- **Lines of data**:
+++

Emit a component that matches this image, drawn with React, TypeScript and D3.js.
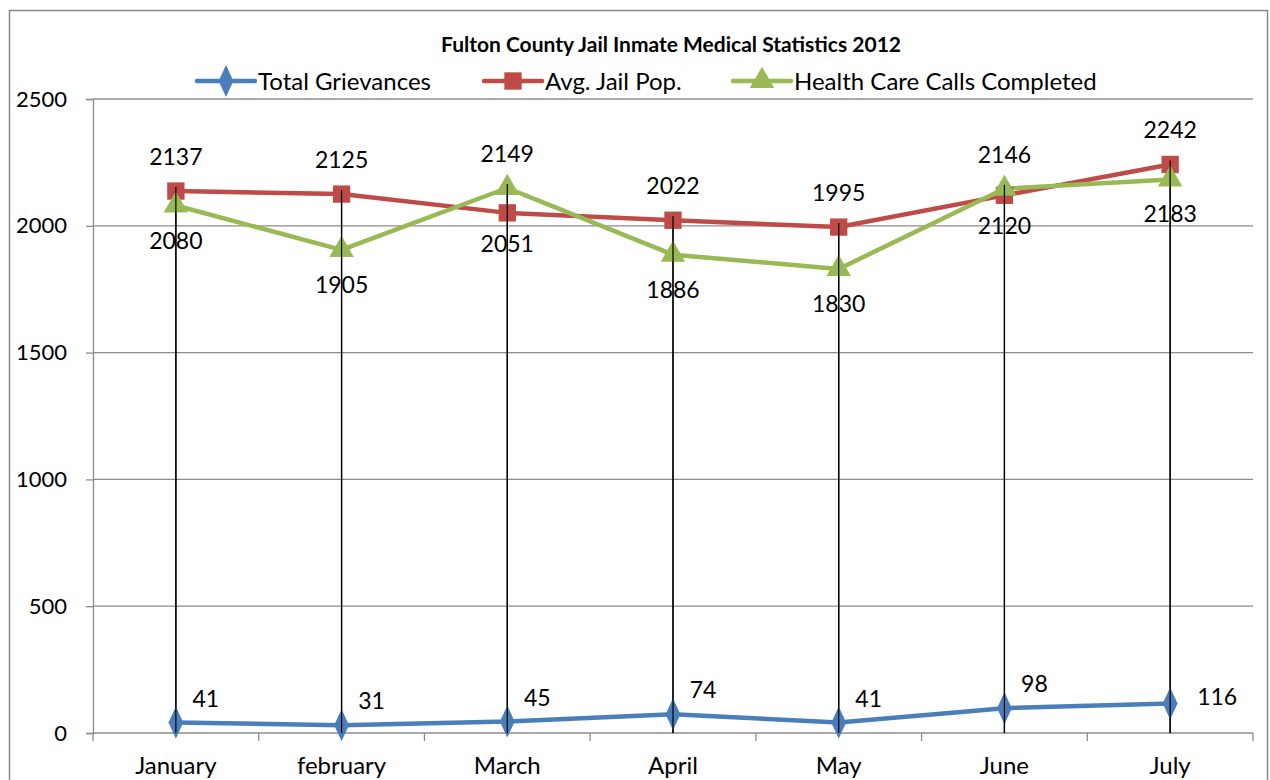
import React, { useEffect, useRef } from 'react';
import * as d3 from 'd3';

const months = ['January', 'february', 'March', 'April', 'May', 'June', 'July'];
const grievances = [41, 31, 45, 74, 41, 98, 116];
const jailPop = [2137, 2125, 2051, 2022, 1995, 2120, 2242];
const healthCalls = [2080, 1905, 2149, 1886, 1830, 2146, 2183];
// label side per point: 1 = above, -1 = below
const jailPopSide = [1, 1, -1, 1, 1, -1, 1];
const healthSide = [-1, -1, 1, -1, -1, 1, -1];
// grievance labels: 'tr' = upper right, 'r' = right
const grievSide = ['tr', 'tr', 'tr', 'tr', 'tr', 'tr', 'r'];
const yTicks = [0, 500, 1000, 1500, 2000, 2500];

const seriesNames = ['Total Grievances', 'Avg. Jail Pop.', 'Health Care Calls Completed'];
const colors = ['#4A7EBB', '#BE4B48', '#98B954'];

const FONT = 'Lato, "Open Sans", sans-serif';

export default function App() {
  const ref = useRef<SVGSVGElement>(null);

  useEffect(() => {
    const svg = d3.select(ref.current);
    svg.selectAll('*').remove();

    const left = 93, right = 1253, top = 99, bottom = 733;

    const x = d3.scaleBand().domain(months).range([left, right]);
    const y = d3.scaleLinear().domain([0, 2500]).range([bottom, top]);
    const cx = (m: string) => (x(m) as number) + x.bandwidth() / 2;

    svg.append('rect')
      .attr('x', 0).attr('y', 0).attr('width', 1270).attr('height', 780)
      .attr('fill', '#fff');

    // outer frame
    svg.append('rect')
      .attr('x', 9.5).attr('y', 10.5).attr('width', 1258).attr('height', 790)
      .attr('fill', 'none').attr('stroke', '#888').attr('stroke-width', 1.5);

    // gridlines
    svg.append('g').selectAll('line')
      .data(yTicks.filter(t => t > 0))
      .enter().append('line')
      .attr('x1', left).attr('x2', right)
      .attr('y1', d => y(d)).attr('y2', d => y(d))
      .attr('stroke', '#8c8c8c').attr('stroke-width', 1.3);

    // y axis
    const yAxis = svg.append('g')
      .attr('transform', `translate(${left},0)`)
      .call(d3.axisLeft(y).tickValues(yTicks).tickSize(7).tickPadding(19).tickFormat(d3.format('d')));
    yAxis.select('.domain').attr('stroke', '#8c8c8c').attr('stroke-width', 1.3);
    yAxis.selectAll('.tick line').attr('stroke', '#8c8c8c').attr('stroke-width', 1.3);
    yAxis.selectAll('text').attr('font-family', FONT).attr('font-size', 22).attr('fill', '#000');

    // x axis
    const bounds = months.map(m => x(m) as number).concat([right]);
    svg.append('line')
      .attr('x1', left).attr('x2', right).attr('y1', bottom).attr('y2', bottom)
      .attr('stroke', '#8c8c8c').attr('stroke-width', 1.3);
    svg.append('g').selectAll('line')
      .data(bounds)
      .enter().append('line')
      .attr('x1', d => d).attr('x2', d => d)
      .attr('y1', bottom).attr('y2', bottom + 8)
      .attr('stroke', '#8c8c8c').attr('stroke-width', 1.3);
    svg.append('g').selectAll('text')
      .data(months)
      .enter().append('text')
      .attr('x', d => cx(d)).attr('y', 774)
      .attr('text-anchor', 'middle')
      .attr('font-family', FONT).attr('font-size', 24)
      .text(d => d);

    // drop lines
    svg.append('g').selectAll('line')
      .data(months)
      .enter().append('line')
      .attr('x1', d => cx(d)).attr('x2', d => cx(d))
      .attr('y1', (d, i) => y(Math.max(grievances[i], jailPop[i], healthCalls[i])))
      .attr('y2', bottom)
      .attr('stroke', '#000').attr('stroke-width', 1.3);

    const line = d3.line<number>()
      .x((d, i) => cx(months[i]))
      .y(d => y(d));

    const allSeries = [grievances, jailPop, healthCalls];
    const symbols = [d3.symbolDiamond, d3.symbolSquare, d3.symbolTriangle];
    const symSizes = [190, 300, 260];

    allSeries.forEach((s, k) => {
      svg.append('path')
        .datum(s)
        .attr('d', line)
        .attr('fill', 'none')
        .attr('stroke', colors[k])
        .attr('stroke-width', 4.5)
        .attr('stroke-linejoin', 'round');
    });

    allSeries.forEach((s, k) => {
      svg.append('g').selectAll('path')
        .data(s)
        .enter().append('path')
        .attr('d', d3.symbol().type(symbols[k]).size(symSizes[k])())
        .attr('transform', (d, i) => {
          const sx = k === 0 ? 'scale(1,1.25)' : '';
          return `translate(${cx(months[i])},${y(d)}) ${sx}`;
        })
        .attr('fill', colors[k]);
    });

    // drop lines show over markers
    svg.append('g').selectAll('line')
      .data(months)
      .enter().append('line')
      .attr('x1', d => cx(d)).attr('x2', d => cx(d))
      .attr('y1', (d, i) => y(Math.max(grievances[i], jailPop[i], healthCalls[i])) - 4)
      .attr('y2', bottom)
      .attr('stroke', '#000').attr('stroke-width', 1.2);

    const labelG = svg.append('g')
      .attr('font-family', FONT).attr('font-size', 23).attr('fill', '#000');

    labelG.selectAll('.lg')
      .data(grievances)
      .enter().append('text')
      .attr('x', (d, i) => cx(months[i]) + (grievSide[i] === 'r' ? 47 : 30))
      .attr('y', (d, i) => y(d) + (grievSide[i] === 'r' ? 1 : -16))
      .attr('text-anchor', 'middle')
      .text(d => d);

    labelG.selectAll('.lp')
      .data(jailPop)
      .enter().append('text')
      .attr('x', (d, i) => cx(months[i]))
      .attr('y', (d, i) => y(d) + (jailPopSide[i] > 0 ? -26 : 39))
      .attr('text-anchor', 'middle')
      .text(d => d);

    labelG.selectAll('.lh')
      .data(healthCalls)
      .enter().append('text')
      .attr('x', (d, i) => cx(months[i]))
      .attr('y', (d, i) => y(d) + (healthSide[i] > 0 ? -26 : 43))
      .attr('text-anchor', 'middle')
      .text(d => d);

    // title
    svg.append('text')
      .attr('x', 671).attr('y', 52)
      .attr('text-anchor', 'middle')
      .attr('font-family', FONT).attr('font-size', 21).attr('font-weight', 'bold')
      .text('Fulton County Jail Inmate Medical Statistics 2012');

    // legend
    const legX = [197, 484, 733];
    seriesNames.forEach((name, k) => {
      const g = svg.append('g').attr('transform', `translate(${legX[k]},81)`);
      g.append('line')
        .attr('x1', 0).attr('x2', 58).attr('y1', 0).attr('y2', 0)
        .attr('stroke', colors[k]).attr('stroke-width', 4.5).attr('stroke-linecap', 'round');
      g.append('path')
        .attr('d', d3.symbol().type(symbols[k]).size(symSizes[k])())
        .attr('transform', `translate(29,0) ${k === 0 ? 'scale(1,1.25)' : ''}`)
        .attr('fill', colors[k]);
      g.append('text')
        .attr('x', 61).attr('y', 9)
        .attr('font-family', FONT).attr('font-size', 24)
        .text(name);
    });
  }, []);

  return (
    <svg ref={ref} width={1270} height={780}
      style={{ position: 'absolute', left: 0, top: 0 }} />
  );
}
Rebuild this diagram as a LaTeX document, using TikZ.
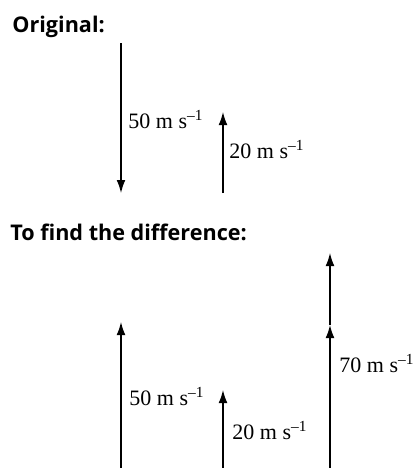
\documentclass[tikz,border=0pt]{standalone}
\usepackage{fontspec}
\setmainfont{Liberation Serif}
\newfontfamily\headfont{Open Sans}
\usetikzlibrary{arrows.meta}
\tikzset{
  vec/.style={line width=0.65pt,-{Latex[length=6.5pt,width=4.4pt]}},
  lab/.style={anchor=base west,inner sep=0pt,font=\fontsize{11}{13}\selectfont},
  head/.style={anchor=base west,inner sep=0pt,font=\headfont\bfseries\fontsize{10.8}{13}\selectfont}
}
\newcommand{\ums}{m s\textsuperscript{–1}}
\begin{document}
\begin{tikzpicture}[x=0.5pt,y=-0.5pt]
\useasboundingbox (0,0) rectangle (417,468);
% headings
\node[head] (h1) at (12,32) {Original:};
\node[head] (h2) at (10,240) {To find the difference:};
% original
\coordinate (a1) at (121,43);
\coordinate (a2) at (121,193);
\coordinate (b1) at (223,193);
\coordinate (b2) at (223,112);
\draw[vec] (a1) -- (a2);
\draw[vec] (b1) -- (b2);
\node[lab] (l1) at (128,128) {50 \ums};
\node[lab] (l2) at (229,158) {20 \ums};
% difference
\coordinate (c1) at (121,470);
\coordinate (c2) at (121,322);
\coordinate (d1) at (223,470);
\coordinate (d2) at (223,390);
\coordinate (e1) at (330,470);
\coordinate (e2) at (330,325);
\coordinate (e3) at (330,253);
\draw[vec] (c1) -- (c2);
\draw[vec] (d1) -- (d2);
\draw[vec] (e1) -- (e2);
\draw[vec] (e2) -- (e3);
\node[lab] (l3) at (129,405) {50 \ums};
\node[lab] (l4) at (232,439) {20 \ums};
\node[lab] (l5) at (339,372) {70 \ums};
\end{tikzpicture}
\end{document}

+++

- **Written exercise**: Give back exactly the lines from the first line of the data through the line with "import * as d3 from 'd3';", pictures excluded.

- **Reply**:
Emit a component that matches this image, drawn with React, TypeScript and D3.js.
import React, { useEffect, useRef } from 'react';
import * as d3 from 'd3';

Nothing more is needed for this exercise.